Finding People Who Might Be Interested in Your Content

The web is a big place. If you think you can just create stuff and people will find it, you're wrong. The second part to having success in search is getting your content in front of the people who are likely to want it, like it, share it, etc. You law firm's SEO should be helping you identify who these people are and how you can effectively get your content in front them.

Notice that I said "effectively." It's not effective to send out mass unsolicited emails to people you don't know. Instead, you need to interact with these people in meaningful ways.

Discovering How People Are Searching for You

People use the internet and search engines in vastly different ways. Part of your SEO's job should be to help you understand how the people you want to attract are using online tools. This includes what words they use in search engines, but also, what other sites they frequent, what content they "like" and share. This is an ongoing process. There aren't a handful of "magic" keywords you should be targeting. Instead, you need to study your audience and constantly adapt to what they're looking for and how they are looking for it online.

Measuring Progress

Remember how we discussed setting goals above? Make sure you're measuring your progress. I recommend that you track progress on a monthly basis. Obviously, what you track and measure depends on what your goals are. Here are just some suggestions to consider:

  • Meaningful organic search traffic in your practice area(s) and location(s).
  • Potential client inquiries (i.e. phone calls and emails) attributable to organic search traffic.
  • Your cost to acquire a new client from organic search.
  • Your return on investment in acquiring a new client from organic search.

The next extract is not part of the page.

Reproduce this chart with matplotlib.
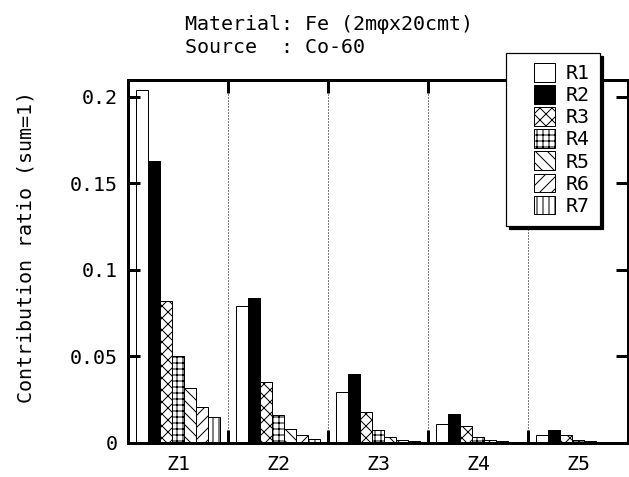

Notice that links, number of followers on twitter and rankings are all conspicuously absent. It's not that those metrics don't matter. They might. But they're not the ones you should be obsessing over. They're also not the ones you should be using to measure the performance of your SEO consultant. Any idiot can build links and create fake social media profiles.

It takes skill to generate meaningful traffic from organic search that converts into new paying clients for your law firm.